Beau Ideal: Berluti Shoes

A friend of mine informed me that they dream of riches, but that those dreams are tempered to the extent that they dreamed of limited wealth; of having to have limits, of having to say no. Considering the mighty elasticity of dreams, it may seem unusual. To wish finitely of boundless freedom and impossible luxury – surely the ultimate is to have seemingly infinite resources to match the infinite possibilities of our imaginations. However, consider if you will the psychological consequence of possessing limitless wealth; what would there be left to buy? What would be pictured in glossy magazines for us to dream of? Where would our childlike expectation of material fulfilment go? Knowing you can have everything and anything could actually be rather depressing; all the money in the world has no remedy for such feeling. As Oscar said, there are in fact two tragedies in life: not getting what one wants and getting what one wants. “The last”, he commented “is much the worst.”

The wonderful thing about dreams, I have often observed, is that generally speaking they do not come true. They remain, in limbo, in our minds eye, never coming into fruition; they are part of the only perfect landscape we know and we are rarely given an opportunity to be disappointed by them. This is why I am currently satisfied I do not own a pair of Berluti shoes. As much as I adore them, I desire to remain desirous of them. Bizarre as it seems, I am actually thankful for their reassuring expense.

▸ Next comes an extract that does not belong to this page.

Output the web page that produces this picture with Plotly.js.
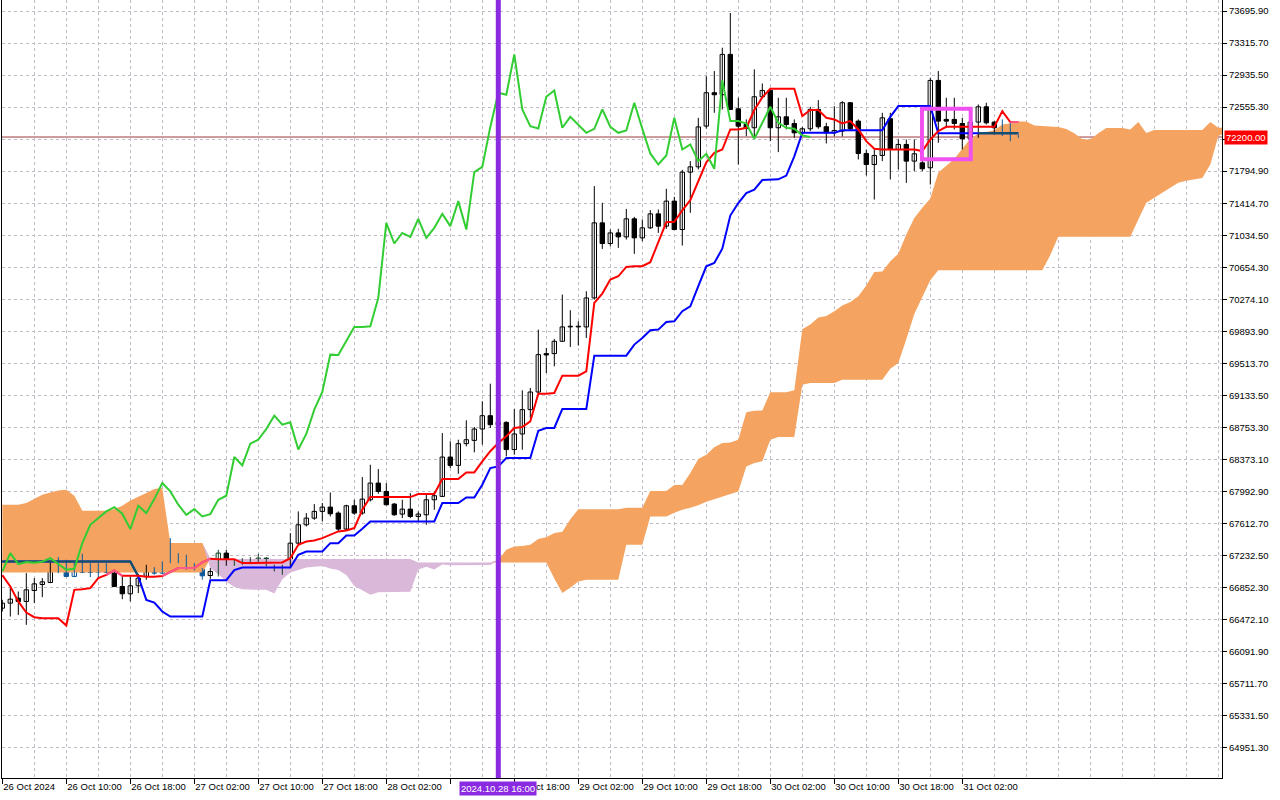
<!DOCTYPE html>
<html><head><meta charset="utf-8">
<script src="https://cdn.plot.ly/plotly-3.0.1.min.js"></script>
<style>html,body{margin:0;padding:0;background:#fff}#chart{width:1280px;height:800px}</style>
</head><body><div id="chart"></div>
<script>
// ---- BTC hourly candles, 26 Oct 2024 02:00 onwards (bar index 0..127) ----
const opens = [66607,66667,66726,66687,66817,66888,66912,67102,67150,66984,
67110,67039,67035,67118,67023,66865,66778,66873,66984,67055,
67023,67150,67253,67162,67110,67071,66995,67035,67261,67130,
67162,67173,67173,67201,67094,67102,67102,67379,67597,67676,
67756,67807,67736,67546,67823,67736,67894,68092,67993,67843,
67724,67783,67696,67716,67894,67934,68401,68302,68560,68599,
68734,68892,68785,68813,68490,68675,68964,69173,69629,69629,
69775,69946,69946,69946,70290,71181,70936,71062,71015,71229,
71003,71122,71288,71142,71439,71102,71783,71846,72330,72726,
72702,73181,72535,72349,72310,72678,72753,72310,72440,72361,
72250,72298,72528,72322,72250,72270,72607,72389,72005,71874,
71981,72417,72052,72112,71914,71894,71835,72872,72409,72409,
72361,72179,72377,72559,72377,72290,72298,72219];
const highs = [66706,66845,66805,67023,66964,66964,67150,67213,67182,67150,
67253,67142,67142,67142,67055,66984,66984,67015,67122,67094,
67162,67439,67261,67241,67142,67083,67083,67300,67300,67189,
67201,67213,67253,67213,67122,67122,67498,67756,67736,67843,
67855,67981,67756,67835,67894,68164,68310,68259,68092,67855,
67894,67973,67756,67953,67993,68686,68587,68607,68837,68758,
69063,69272,68950,68825,68971,69193,69221,69914,69696,69803,
70330,70144,70013,70369,71617,71419,71102,71110,71347,71252,
71221,71332,71340,71585,71490,71810,71914,72428,72923,72983,
73260,73672,72666,72409,73003,72836,72785,72666,72666,72409,
72321,72559,72638,72369,72567,72626,72615,72409,72052,72052,
72488,72488,72171,72171,72171,72013,72904,72983,72666,72666,
72428,72400,72587,72607,72389,72409,72369,72230];
const lows = [66568,66508,66528,66409,66667,66738,66904,67023,66976,66976,
67023,66976,66964,67023,66857,66714,66687,66786,66944,67003,
67015,67142,67142,67063,67055,66944,66956,66983,67110,67110,
67122,67130,67150,67102,67043,67003,67083,67360,67577,67656,
67637,67696,67518,67530,67716,67716,67874,67966,67827,67704,
67676,67676,67637,67597,67775,67926,68270,68203,68528,68457,
68548,68746,68700,68409,68429,68488,68864,69161,69399,69478,
69775,69708,69724,69815,70270,70872,70904,70884,70983,70813,
70963,71110,71062,71110,71094,70912,71300,71815,72300,72488,
72527,72527,71874,72211,72191,72666,72151,72021,72290,72191,
72211,72270,72298,72124,72207,72207,72270,71934,71743,71458,
71914,71696,71815,71656,71795,71795,71636,72131,72310,72290,
72052,72100,72191,72349,72230,72211,72151,72190];
const closes = [66667,66714,66687,66825,66896,66920,67110,67094,66984,67102,
67031,67031,67118,67031,66865,66778,66873,66964,67043,67023,
67150,67253,67150,67094,67071,66991,67043,67261,67130,67154,
67146,67158,67201,67134,67063,67075,67379,67597,67676,67756,
67807,67728,67546,67823,67736,67902,68092,67993,67835,67716,
67783,67696,67724,67894,67942,68401,68302,68560,68607,68734,
68892,68785,68813,68490,68675,68964,69173,69617,69613,69775,
69946,69946,69954,70290,71181,70936,71062,71015,71229,71003,
71122,71288,71142,71439,71102,71783,71846,72320,72726,72702,
73181,72527,72329,72302,72678,72753,72310,72440,72349,72250,
72298,72528,72322,72250,72278,72607,72298,72005,71874,71981,
72428,72052,72112,71914,72001,71823,72872,72389,72389,72361,
72179,72377,72559,72369,72310,72298,72219,72200];

// ---- Ichimoku lines ----
const tenkan = [66999,66865,66687,66556,66500,66488,66488,66488,66401,66825,
66833,66845,66964,67003,67055,66991,66991,66991,66980,66980,
66990,67040,67083,67083,67083,67150,67195,67189,67189,67189,
67142,67142,67142,67142,67142,67150,67201,67360,67399,67411,
67439,67478,67518,67530,67558,67775,67926,67926,67926,67926,
67926,67926,67962,67962,67962,68140,68140,68140,68219,68219,
68350,68470,68567,68647,68746,68758,68825,69154,69154,69161,
69367,69367,69367,69419,70231,70342,70508,70547,70658,70666,
70666,70714,70963,71189,71193,71330,71450,71680,71900,72013,
72052,72290,72290,72310,72520,72670,72773,72773,72773,72773,
72448,72520,72520,72429,72409,72361,72389,72290,72151,72060,
72052,72052,72052,72052,72052,72033,72171,72270,72321,72321,
72321,72321,72321,72321,72321,72508,72377,72377];
const kijun = [67162,67162,67162,67162,67162,67162,67162,67162,67162,67162,
67162,67162,67162,67162,67162,67162,67162,66984,66706,66674,
66568,66508,66508,66508,66508,66508,66940,66940,66940,67060,
67090,67090,67090,67090,67090,67090,67090,67241,67280,67280,
67280,67379,67379,67471,67471,67550,67637,67637,67637,67637,
67637,67637,67637,67637,67637,67855,67855,67855,67922,67922,
68072,68270,68290,68389,68389,68389,68389,68714,68746,68746,
68971,68971,68971,68971,69605,69605,69605,69605,69605,69736,
69815,69906,69914,70005,70013,70132,70191,70429,70666,70706,
70874,71268,71416,71535,71575,71690,71690,71698,71743,71971,
72250,72250,72250,72250,72250,72280,72280,72280,72280,72280,
72280,72440,72567,72567,72567,72567,72567,72245,72245,72245,
72245,72245,72245,72245,72245,72245,72245,72245];
// Senkou spans, bar index 0..153 (26 bars projected ahead)
const senkouA = [67835,67835,67835,67855,67902,67954,67981,68005,68013,67942,
67764,67764,67764,67764,67783,67823,67886,67926,67974,68021,
68033,67380,67380,67380,67380,67380,67080,67013,66925,66859,
66831,66825,66825,66825,66782,66950,67030,67060,67090,67100,
67108,67077,67060,67000,66870,66820,66766,66796,66796,66796,
66796,66801,67065,67100,67065,67125,67116,67116,67116,67116,
67120,67120,67180,67300,67340,67345,67360,67428,67448,67500,
67515,67662,67781,67781,67781,67781,67781,67781,67800,67800,
67800,67997,67997,67997,68070,68070,68211,68379,68428,68518,
68567,68573,68607,68934,68950,68953,69169,69169,69169,69195,
69918,69974,70057,70076,70132,70201,70241,70310,70439,70597,
70603,70726,70815,71043,71240,71360,71470,71780,71860,71940,
72060,72180,72240,72260,72280,72350,72360,72383,72383,72337,
72331,72324,72320,72294,72245,72175,72171,72246,72306,72306,
72306,72290,72379,72248,72283,72283,72283,72283,72283,72283,
72283,72377,72311,72311];
const senkouB = [67031,67031,67031,67031,67031,67031,67031,67031,67031,67031,
67031,67031,67031,67031,67031,67031,67031,67031,67031,67031,
67031,67031,67031,67031,67031,67031,67190,67190,67190,67190,
67190,67190,67190,67190,67190,67190,67190,67190,67190,67190,
67190,67190,67190,67190,67190,67190,67190,67190,67190,67190,
67190,67190,67150,67150,67150,67150,67150,67150,67150,67150,
67150,67150,67150,67150,67150,67150,67150,67150,67150,66960,
66786,66850,66924,66944,66944,66944,66944,66944,67360,67360,
67360,67696,67696,67696,67740,67776,67800,67830,67870,67900,
67930,67960,67993,68290,68330,68350,68607,68640,68640,68640,
69260,69280,69280,69280,69280,69320,69320,69320,69320,69320,
69320,69450,69518,69800,70100,70300,70500,70620,70620,70620,
70620,70620,70620,70620,70620,70620,70620,70620,70620,70620,
70620,70800,71016,71016,71016,71016,71016,71016,71016,71016,
71016,71016,71221,71419,71480,71537,71600,71656,71680,71700,
71715,71874,72211,72250];
const chikouShift = 26;

// ---- axis labels ----
const timeTickBars = [0,8,16,24,32,40,48,56,64,72,80,88,96,104,112,120];
const timeTickText = ["26 Oct 2024","26 Oct 10:00","26 Oct 18:00","27 Oct 02:00","27 Oct 10:00","27 Oct 18:00",
"28 Oct 02:00","","28 Oct 18:00","29 Oct 02:00","29 Oct 10:00","29 Oct 18:00",
"30 Oct 02:00","30 Oct 10:00","30 Oct 18:00","31 Oct 02:00"];
const priceTicks = [73695.90,73315.70,72935.50,72555.30,72175.10,71794.90,71414.70,71034.50,70654.30,70274.10,
69893.90,69513.70,69133.50,68753.30,68373.10,67992.90,67612.70,67232.50,66852.30,66472.10,66091.90,65711.70,65331.50,64951.30];
const priceTickText = ["73695.90","73315.70","72935.50","72555.30","","71794.90","71414.70","71034.50","70654.30","70274.10",
"69893.90","69513.70","69133.50","68753.30","68373.10","67992.90","67612.70","67232.50","66852.30","66472.10","66091.90","65711.70","65331.50","64951.30"];
const currentPrice = 72200.00;
const markerBar = 62; const markerLabel = "2024.10.28 16:00";
const highlightBox = {bar0:114.96, bar1:121.05, price0:71937, price1:72536};

// ---- build ----
const n = closes.length, nc = senkouA.length;
const xs = Array.from({length:n},(_,i)=>i);
const xc = Array.from({length:nc},(_,i)=>i);
const upper = senkouA.map((a,i)=>Math.max(a,senkouB[i]));
const inOrange = (i,v)=> i>=0 && i<nc && senkouA[i]>senkouB[i] && v<=senkouA[i] && v>=senkouB[i];
const inPink = (i,v)=> i>=0 && i<nc && senkouB[i]>senkouA[i] && v<=senkouB[i] && v>=senkouA[i];

const BLUE='#0a5a9c', DKGREEN='#123f22';
const wk={x:[],y:[]}, wb={x:[],y:[]}, wg={x:[],y:[]};
const base=[],hgt=[],fill=[],lcol=[];
for(let i=0;i<n;i++){
  const o=opens[i],c=closes[i],m=(o+c)/2;
  const inO=inOrange(i,m), inP=!inO&&inPink(i,m);
  const w = inO?wb:(inP?wg:wk);
  w.x.push(i,i,null); w.y.push(lows[i],highs[i],null);
  base.push(Math.min(o,c)); hgt.push(Math.max(Math.abs(c-o),8));
  const col = inO?BLUE:(inP?DKGREEN:'#000000');
  lcol.push(col);
  fill.push(c>=o?'#ffffff':col);
}
function overlay(arr){
  const ins=arr.map((v,i)=>inOrange(i,v));
  return arr.map((v,i)=>(ins[i]||ins[i-1]||ins[i+1])?v:null);
}
const chX = xs.slice(0,n-chikouShift);
const chY = closes.slice(chikouShift);

const NOLINE={width:0,color:'rgba(0,0,0,0)'};
const traces = [
  {x:xc,y:senkouB,mode:'lines',line:NOLINE,hoverinfo:'skip'},
  {x:xc,y:upper,mode:'lines',line:NOLINE,fill:'tonexty',fillcolor:'#F4A460',hoverinfo:'skip'},
  {x:xc,y:senkouA,mode:'lines',line:NOLINE,hoverinfo:'skip'},
  {x:xc,y:upper,mode:'lines',line:NOLINE,fill:'tonexty',fillcolor:'#dab8da',hoverinfo:'skip'},
  {x:wk.x,y:wk.y,mode:'lines',line:{color:'#000000',width:1},hoverinfo:'skip'},
  {x:wb.x,y:wb.y,mode:'lines',line:{color:BLUE,width:1},hoverinfo:'skip'},
  {x:wg.x,y:wg.y,mode:'lines',line:{color:DKGREEN,width:1},hoverinfo:'skip'},
  {type:'bar',x:xs,y:hgt,base:base,width:0.55,marker:{color:fill,line:{color:lcol,width:1}},hoverinfo:'skip'},
  {x:xs,y:kijun,mode:'lines',line:{color:'#0000ff',width:2},hoverinfo:'skip'},
  {x:xs,y:overlay(kijun),mode:'lines',connectgaps:false,line:{color:'#0b5560',width:2},hoverinfo:'skip'},
  {x:xs,y:tenkan,mode:'lines',line:{color:'#ff0000',width:2},hoverinfo:'skip'},
  {x:xs,y:overlay(tenkan),mode:'lines',connectgaps:false,line:{color:'#ff5a8c',width:2},hoverinfo:'skip'},
  {x:chX,y:chY,mode:'lines',line:{color:'#32CD32',width:2},hoverinfo:'skip'}
];

const minorBars=[]; for(let b=4;b<=152;b+=4){ if(!timeTickBars.includes(b)) minorBars.push(b); }
const GRID='#c2bac6';
const FONT={family:'"Liberation Sans", Arial, sans-serif',size:9.5,color:'#000'};
const layout = {
  width:1280,height:800,
  margin:{l:2,r:58,t:0,b:22,pad:0},
  paper_bgcolor:'#ffffff',plot_bgcolor:'#ffffff',
  showlegend:false,barmode:'overlay',
  font:FONT,
  xaxis:{range:[-0.0375,152.4625],tickmode:'array',tickvals:timeTickBars,ticktext:timeTickText,
    ticks:'outside',ticklen:5,tickcolor:'#000',tickfont:FONT,ticklabelposition:'outside right',
    showgrid:true,gridcolor:GRID,griddash:'3px,3px',gridwidth:1,
    minor:{tickmode:'array',tickvals:minorBars,showgrid:true,gridcolor:GRID,griddash:'3px,3px',ticks:''},
    showline:true,linecolor:'#000',linewidth:1,zeroline:false,fixedrange:true},
  yaxis:{range:[64591.3,73826.6],side:'right',tickmode:'array',tickvals:priceTicks,ticktext:priceTickText,
    ticks:'outside',ticklen:4,tickcolor:'#000',tickfont:FONT,
    showgrid:true,gridcolor:GRID,griddash:'3px,3px',gridwidth:1,
    showline:true,linecolor:'#000',linewidth:1,mirror:true,zeroline:false,fixedrange:true},
  shapes:[
    {type:'line',xref:'paper',x0:0,x1:1,yref:'y',y0:currentPrice,y1:currentPrice,line:{color:'#993838',width:1},layer:'below'},
    {type:'line',xref:'x',x0:markerBar,x1:markerBar,yref:'paper',y0:0,y1:1,line:{color:'#8a2be2',width:5},layer:'above'},
    {type:'rect',xref:'x',x0:highlightBox.bar0,x1:highlightBox.bar1,yref:'y',y0:highlightBox.price0,y1:highlightBox.price1,
      line:{color:'#f050f0',width:4},fillcolor:'rgba(0,0,0,0)',layer:'above'}
  ],
  annotations:[
    {xref:'paper',x:1,xanchor:'left',xshift:2,yref:'y',y:currentPrice,yanchor:'middle',text:currentPrice.toFixed(2),
     showarrow:false,bgcolor:'#ff0000',font:{family:FONT.family,size:9.5,color:'#ffffff'},borderpad:1},
    {xref:'x',x:markerBar,xanchor:'center',yref:'paper',y:0,yanchor:'top',yshift:-3,text:markerLabel,
     showarrow:false,bgcolor:'#8a2be2',font:{family:FONT.family,size:9.5,color:'#ffffff'},borderpad:1}
  ]
};
Plotly.newPlot('chart',traces,layout,{staticPlot:true,displayModeBar:false});
</script></body></html>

Looking at a pair of Berlutis, as I found out when I ankled round to the Conduit Street store, is actually rather like looking at something that hangs in the National Gallery; it’s an event, a special occasion. There is a wonderful depth to the leather, a fabulous patina; they have the lustre of a perfect piece of antique furniture. Whereas ordinary leather, while serviceable, is the flat-pack copy, Berluti is the real thing. They are like the walnut Gainsborough chair or the Queen Anne chest.

It should be no surprise that such magnificence comes at a price. Shoes, when well made, shouldn’t be alarmingly cheap. The process of hand made shoes, with the use of high quality material, requires expertise and skill. Indeed, considering Berluti as merely a ‘shoemaker’ is akin to considering Michelangelo rather decent at sketching. Even in comparison to established shoe tailors such as John Lobb, the artistry of a Berluti shoe stands out as something worthy of praise. The shapes are more avant garde than Jermyn Street cobblers; Berluti is not afraid of the square toe, and yet the beautiful patination is utterly classic. Some shoes, to look at, have very little depth in the material itself. Berluti understands that some demand art from footwear; that there should be a sense of the exceptional about the shoe.

It’s a relief to me that I can still regard Berluti with such awe: that I am not given the opportunity to tire of them or have reason to disparage their construction. When I was on Conduit Street, I had a lot of fun trying a pair or two in Mayfair and I was sufficiently smitten. However, it would surely eventually tire me if I was given the wherewithal to instruct Berluti to make me fabulous tailored shoes; I would have reached the apogee, the very summit of footwear – everything below it, which means all other footwear, would become lacklustre and unacceptable for wear and that is a snobbery I cannot afford and do not want. Having said that, if I did own a pair, I’d be awfully proud of them.